I’m writing today about a topic that is incredibly important to me, and indeed to the whole Civil Service – whistleblowing.
Whistleblowing is the process of raising a concern about possible past, current or future wrongdoing in an organisation or group of people. We don’t do it enough, and I want to encourage a culture that is open to hearing issues and resolving them in the proper way.
This week is Whistleblowing Awareness Week across the Civil Service. Departments have organised a range of activities to raise awareness of the process by which concerns can be raised and of the resources available to support you in doing so. You can check your intranet or contact your HR team to find out more about how your department is taking part.
I want to assure you that when you raise a concern it will be treated seriously and in confidence.
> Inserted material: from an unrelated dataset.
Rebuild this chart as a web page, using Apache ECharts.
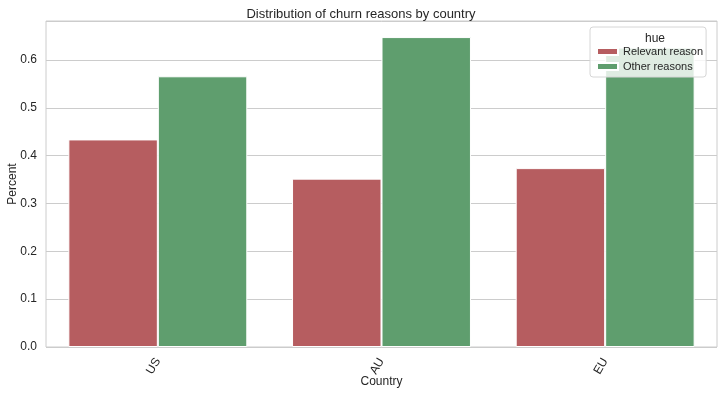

If something is concerning you, the best thing to do is to speak to your line manager or another manager you trust for advice. We encourage this as a first action because your line management should be ready to listen and engage. It is important to know that you don’t need to provide any proof in order to raise a concern, just to have a reasonable, honest belief that wrongdoing has occurred or is likely to occur.
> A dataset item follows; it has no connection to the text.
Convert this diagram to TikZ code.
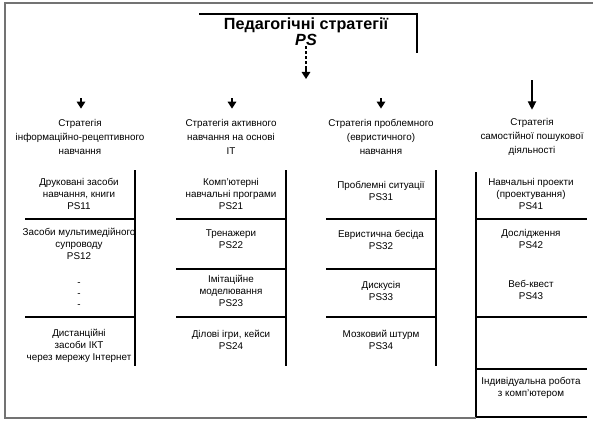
\documentclass[tikz,border=0pt]{standalone}
\usepackage{fontspec}
\setmainfont{Liberation Sans}
\usetikzlibrary{arrows.meta}
\tikzset{
	frameline/.style={line width=1.1pt, color=black!55},
	bracketline/.style={line width=1.2pt},
	headtext/.style={align=center, inner sep=0pt, font=\fontsize{7}{10}\selectfont},
	celltext/.style={align=center, inner sep=0pt, font=\fontsize{7}{8.5}\selectfont},
	downarrow/.style={line width=1.6pt, -{Triangle[length=5pt,width=6pt]}},
}

\begin{document}
\begin{tikzpicture}[x=0.025cm, y=-0.025cm]
			%%%%% START %%%%%
			\useasboundingbox (0,0) rectangle (593,422);
			
			\draw[frameline] (593,3) -- (5,3) -- (5,418) -- (476,418);
			
			\draw[line width=1pt] (199,14) -- (417,14) -- (417,53);
			\node[align=center, inner sep=0pt, font=\fontsize{11.5}{9.5}\selectfont\bfseries] (title) at (306,32) {Педагогічні стратегії\\\textit{PS}};
			\coordinate (tmid) at (306,68);
			\coordinate (ttip) at (306,79);
			\draw[line width=1pt, dash pattern=on 2pt off 1.5pt] (title.south) -- (tmid);
			\draw[downarrow] (tmid) -- (ttip);
			
			\node[headtext] (h1) at (80,137) {Стратегія\\інформаційно-рецептивного\\навчання};
			\node[headtext] (h2) at (231,137) {Стратегія активного\\навчання на основі\\ІТ};
			\node[headtext] (h3) at (381,137) {Стратегія проблемного\\(евристичного)\\навчання};
			\node[headtext] (h4) at (532,137) {Стратегія\\самостійної пошукової\\діяльності};
			
			\coordinate (a1) at (81,98);
			\coordinate (a2) at (232,98);
			\coordinate (a3) at (381,98);
			\coordinate (a4) at (532,80);
			\draw[downarrow, shorten >=2.6mm] (a1) -- (h1.north -| a1);
			\draw[downarrow, shorten >=2.6mm] (a2) -- (h2.north -| a2);
			\draw[downarrow, shorten >=2.6mm] (a3) -- (h3.north -| a3);
			\draw[line width=0.8pt, -{Triangle[length=6pt,width=6pt]}, shorten >=2.1mm] (a4) -- (h4.north -| a4);
			
			% column 1
			\draw[bracketline] (135,170) -- (135,366);
			\draw[bracketline] (25,219) -- (135,219);
			\draw[bracketline] (25,317) -- (135,317);
			\node[celltext] (c11) at (79,194) {Друковані засоби\\навчання, книги\\PS11};
			\node[celltext] (c12) at (79,244) {Засоби мультимедійного\\супроводу\\PS12};
			\node[celltext] (c1d) at (79,295) {-\\[-1pt]-\\[-1pt]-};
			\node[celltext] (c1n) at (79,346) {Дистанційні\\засоби ІКТ\\через мережу Інтернет};
			
			% column 2
			\draw[bracketline] (286,170) -- (286,366);
			\draw[bracketline] (176,219) -- (286,219);
			\draw[bracketline] (176,269) -- (286,269);
			\draw[bracketline] (176,317) -- (286,317);
			\node[celltext] (c21) at (231,194) {Комп'ютерні\\навчальні програми\\PS21};
			\node[celltext] (c22) at (231,239) {Тренажери\\PS22};
			\node[celltext] (c23) at (231,291) {Імітаційне\\моделювання\\PS23};
			\node[celltext] (c24) at (231,340) {Ділові ігри, кейси\\PS24};
			
			% column 3
			\draw[bracketline] (436,170) -- (436,366);
			\draw[bracketline] (326,219) -- (436,219);
			\draw[bracketline] (326,269) -- (436,269);
			\draw[bracketline] (326,317) -- (436,317);
			\node[celltext] (c31) at (381,191) {Проблемні ситуації\\PS31};
			\node[celltext] (c32) at (381,240) {Евристична бесіда\\PS32};
			\node[celltext] (c33) at (381,291) {Дискусія\\PS33};
			\node[celltext] (c34) at (381,340) {Мозковий штурм\\PS34};
			
			% column 4
			\draw[bracketline] (476,172) -- (476,417);
			\draw[bracketline] (476,219) -- (587,219);
			\draw[bracketline] (476,317) -- (587,317);
			\draw[bracketline] (476,369) -- (587,369);
			\draw[bracketline] (476,417) -- (587,417);
			\node[celltext] (c41) at (531,194) {Навчальні проекти\\(проектування)\\PS41};
			\node[celltext] (c42) at (531,239) {Дослідження\\PS42};
			\node[celltext] (c43) at (531,290) {Веб-квест\\PS43};
			\node[celltext] (c45) at (531,388) {Індивідуальна робота\\з комп'ютером};
			
			%%%%% END %%%%%
\end{tikzpicture}
\end{document}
Sometimes you may not want to raise things with your line management and prefer to discuss the issue with someone outside of your immediate work environment. That is why each department now has at least one whistleblowing 'Nominated Officer'. Their role is to support individuals (and managers) in dealing with concerns by providing advice on how the process of raising a concern works; and to help individuals to escalate issues within the department where appropriate. Nominated Officers have been trained and will treat any issues with the utmost professionalism and sensitivity. Contact details for your Nominated Officers should be available on your intranet.
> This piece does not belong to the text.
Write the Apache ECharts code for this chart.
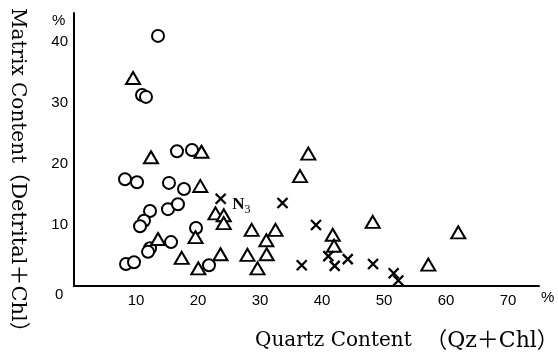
<!DOCTYPE html>
<html>
<head>
<meta charset="utf-8">
<script src="https://cdn.jsdelivr.net/npm/echarts@6/dist/echarts.min.js"></script>
<style>
  html, body { margin: 0; padding: 0; background: #fff; }
  #chart { width: 558px; height: 363px; }
</style>
</head>
<body>
<div id="chart"></div>
<script>
// Quartz content (x, %) vs. matrix content (y, %) for three sample groups

// Group drawn as open circles
const circleX = [13.55, 10.97, 11.61, 16.61, 19.03, 8.23, 10.16, 15.32, 17.74, 12.26, 11.29, 10.65, 15.16, 16.77, 19.68, 12.26, 11.94, 15.65, 8.39, 9.68, 21.77];
const circleY = [41.0, 31.3, 31.0, 22.1, 22.3, 17.5, 17.0, 16.9, 15.9, 12.3, 10.7, 9.8, 12.6, 13.4, 9.5, 6.2, 5.6, 7.2, 3.6, 3.9, 3.4];

// Group drawn as open triangles
const triangleX = [9.52, 12.42, 20.56, 20.37, 37.79, 36.45, 22.82, 24.15, 24.15, 19.6, 13.55, 17.37, 20.05, 23.63, 28.66, 27.98, 31.08, 29.6, 31.02, 32.5, 41.73, 41.94, 48.18, 57.15, 61.98];
const triangleY = [34.1, 21.1, 22.0, 16.4, 21.7, 18.0, 11.9, 11.6, 10.3, 8.0, 7.7, 4.6, 2.9, 5.2, 9.2, 5.1, 5.2, 2.9, 7.5, 9.2, 8.4, 6.6, 10.5, 3.5, 8.8];

// Group drawn as crosses (first point is sample N3)
const crossX = [23.66, 33.63, 39.03, 36.73, 41.02, 42.05, 44.15, 48.23, 51.56, 52.31];
const crossY = [14.3, 13.6, 10.0, 3.4, 4.9, 3.3, 4.4, 3.6, 2.1, 0.9];
const crossNames = ['N3', '', '', '', '', '', '', '', '', ''];

// Tick labels
const xTicks = [10, 20, 30, 40, 50, 60, 70];
const yTicks = [10, 20, 30, 40];

const xTitleMain = 'Quartz Content';
const xTitleSub = '（Qz＋Chl）';
const yTitleMain = 'Matrix Content';
const yTitleSub = '（Detrital＋Chl）';

const zip = (xs, ys) => xs.map((x, i) => [x, ys[i]]);

const ink = '#000';
const tickFont = '"Liberation Sans", Arial, sans-serif';
const titleFont = '"DejaVu Serif", "Noto Sans CJK JP", serif';

const crossData = zip(crossX, crossY).map((p, i) => {
  const item = { value: p, name: crossNames[i] };
  if (crossNames[i]) {
    item.label = {
      show: true,
      position: 'right',
      distance: 4,
      offset: [0, 6],
      formatter: '{n|N}{s|3}',
      rich: {
        n: { fontFamily: '"Liberation Serif", serif', fontSize: 17, fontWeight: 'bold', color: ink, verticalAlign: 'bottom', lineHeight: 17 },
        s: { fontFamily: '"Liberation Serif", serif', fontSize: 12, color: ink, verticalAlign: 'bottom', padding: [0, 0, -3, 0], lineHeight: 17 }
      }
    };
  }
  return item;
});

const chart = echarts.init(document.getElementById('chart'), null, { renderer: 'canvas' });

chart.setOption({
  animation: false,
  backgroundColor: '#fff',
  grid: { left: 74, right: 19, top: 13, bottom: 77 },
  xAxis: {
    type: 'value',
    min: 0,
    max: 75,
    splitLine: { show: false },
    axisLine: { show: true, onZero: false, lineStyle: { color: ink, width: 2 } },
    axisTick: { show: false },
    axisLabel: {
      customValues: xTicks,
      margin: 7,
      fontFamily: tickFont,
      fontSize: 15,
      color: ink
    }
  },
  yAxis: {
    type: 'value',
    min: 0,
    max: 44.75,
    splitLine: { show: false },
    axisLine: { show: true, onZero: false, lineStyle: { color: ink, width: 2 } },
    axisTick: { show: false },
    axisLabel: {
      customValues: yTicks,
      margin: 6,
      fontFamily: tickFont,
      fontSize: 15,
      color: ink
    }
  },
  graphic: [
    { type: 'text', left: 52, top: 13, style: { text: '%', font: '15px ' + tickFont, fill: ink } },
    { type: 'text', left: 541, top: 290, style: { text: '%', font: '15px ' + tickFont, fill: ink } },
    { type: 'text', left: 55, top: 287, style: { text: '0', font: '15px ' + tickFont, fill: ink } },
    {
      type: 'text', x: 255, y: 341,
      style: { text: xTitleMain, font: '20px ' + titleFont, fill: ink, textAlign: 'left', textVerticalAlign: 'middle' }
    },
    {
      type: 'text', x: 492, y: 341,
      style: { text: xTitleSub, font: '22px ' + titleFont, fill: ink, textAlign: 'center', textVerticalAlign: 'middle' }
    },
    {
      type: 'text', x: 17, y: 8, rotation: -Math.PI / 2,
      style: { text: yTitleMain, font: '20px ' + titleFont, fill: ink, textAlign: 'left', textVerticalAlign: 'middle' }
    },
    {
      type: 'text', x: 17, y: 252, rotation: -Math.PI / 2,
      style: { text: yTitleSub, font: '21px ' + titleFont, fill: ink, textAlign: 'center', textVerticalAlign: 'middle' }
    }
  ],
  series: [
    {
      name: 'circle',
      type: 'scatter',
      symbol: 'circle',
      symbolSize: 12,
      itemStyle: { color: '#fff', borderColor: ink, borderWidth: 2, opacity: 1 },
      emphasis: { disabled: true },
      data: zip(circleX, circleY)
    },
    {
      name: 'triangle',
      type: 'scatter',
      symbol: 'triangle',
      symbolSize: [14, 12],
      itemStyle: { color: '#fff', borderColor: ink, borderWidth: 2, opacity: 1 },
      emphasis: { disabled: true },
      data: zip(triangleX, triangleY)
    },
    {
      name: 'cross',
      type: 'scatter',
      symbol: 'path://M0,0L10,10M10,0L0,10',
      symbolSize: 10,
      itemStyle: { color: 'none', borderColor: ink, borderWidth: 2.3, opacity: 1 },
      emphasis: { disabled: true },
      data: crossData
    }
  ]
});
</script>
</body>
</html>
But what this week is really about is creating a culture where civil servants feel empowered and confident enough to raise concerns when they feel that something is wrong. That is the sign of a healthy organisation.
I don’t pretend that this is easy, and it will certainly take time. But I can assure you that this issue has the attention of the leadership of the Civil Service, and we will be discussing how to further build this culture at this week’s Wednesday Morning Colleagues meeting for Permanent Secretaries.